In a business pitch, however, the quiet-spoken researcher said that you have to be confident – overly confident. You need to talk about your innovation as a “disruptive technology,” or a product that can create a new market and value network.

“Your pitch needs to give the potential investors confidence that your innovation is money-making, and not just a science project,” said Barati.

Barati’s Cerebral Oximetry for Lab Animals device has already proven it is not just a science project. The team, including Barati and her partner Kambiz Pourrezaei, has completed a mini I-Corps course with LA Node, a two-week version of the flagship eight-week I-Corps program, and received Phase I SBIR funding. Barati and team member, Pourrezaei, received a supplement for market analysis conducted by Foresight Science and Technology through the Niche Assessment Program.  

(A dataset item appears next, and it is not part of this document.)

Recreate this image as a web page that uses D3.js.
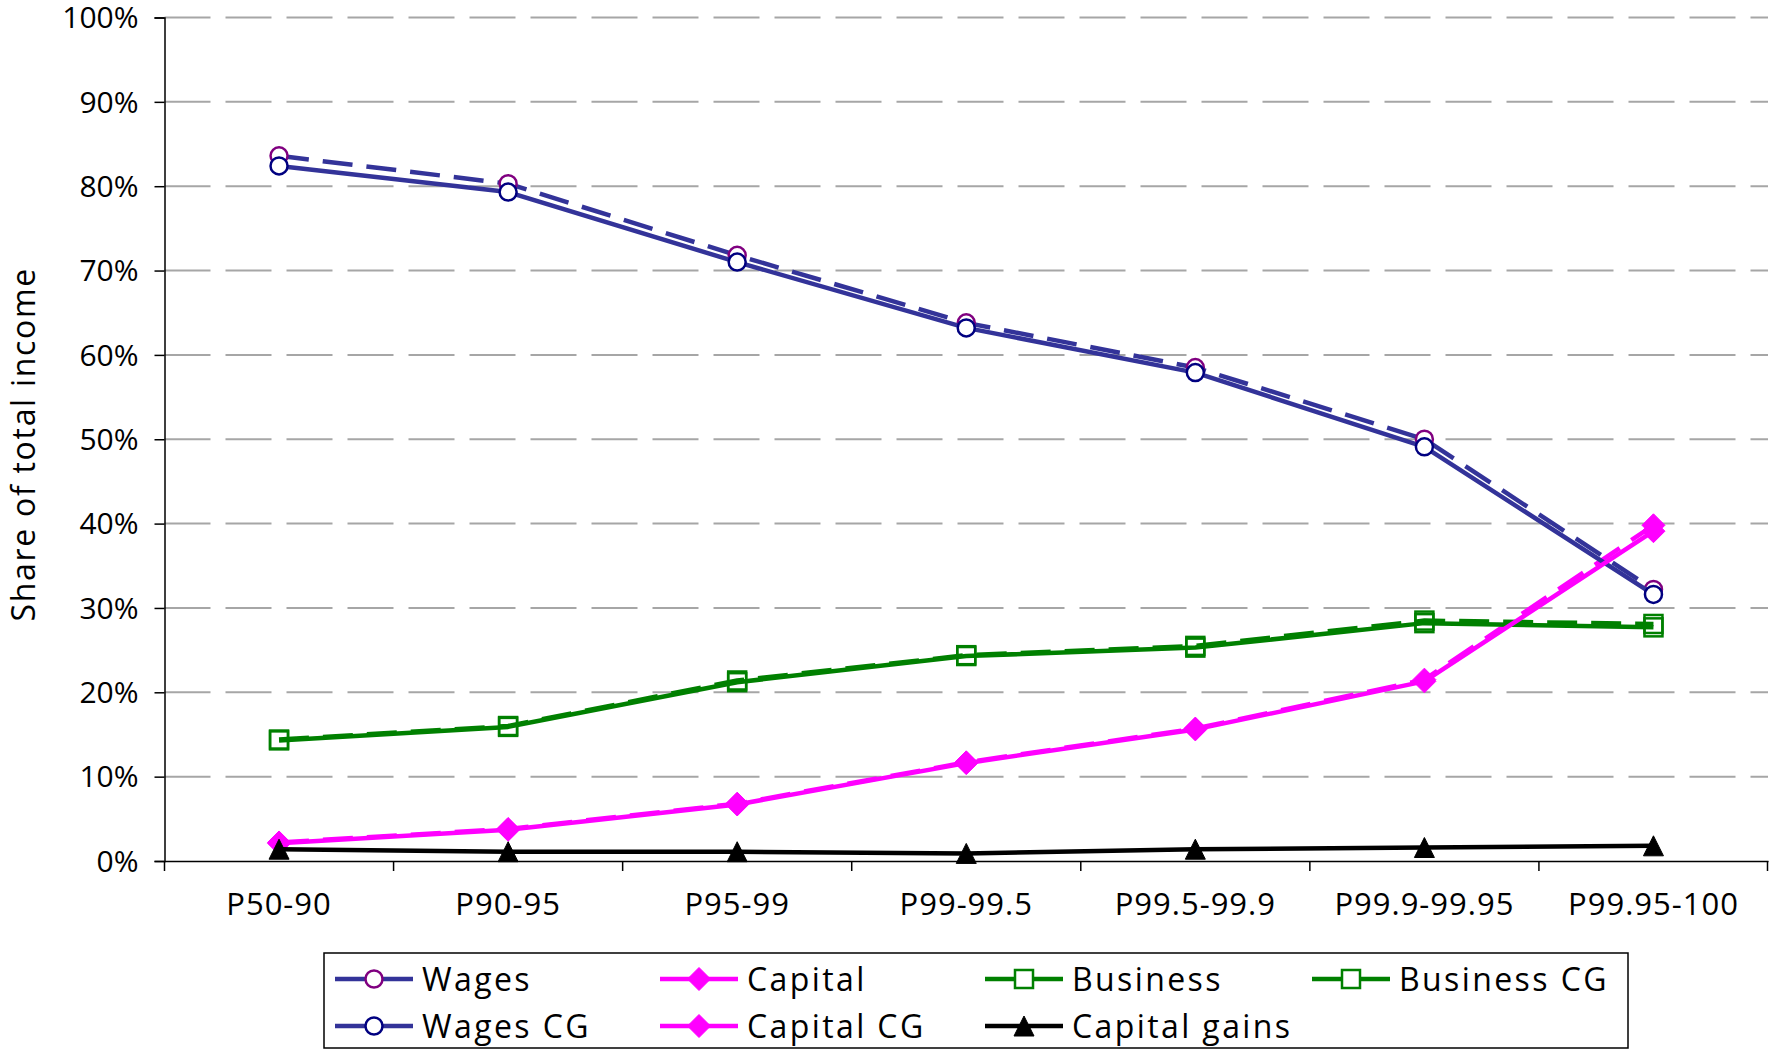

“We received exciting feedback from key opinion leaders and top market players and now it was time to talk to investors,” said Barati.

OIPC’s Ky Holland suggested pitching at the 2020 Alaska Angel Conference, where angel investors meet and learn about potential investment opportunities, and entrepreneurs can receive up to $200,000 in angel investment.

The AAC is a 12-week program where entrepreneurs give 3-minute and 10-minute pitches to potential investors and on April 23, 2020, the winning investments are announced in Juneau.

 “I find myself giving a short pitch all the time, an elevator speech,” said Barati of the 3-minute and 10-minute pitches. “This was the first formal pitch in a competition.”

There were many things she learned during this time; here are a few:

Be prepared. “Preparation is very important.” Barati says. “It takes at least three days to prepare for three minutes in business.”

Be confident in your business. “In business, you cannot pretend.” She says you must truly believe in your innovation and your business.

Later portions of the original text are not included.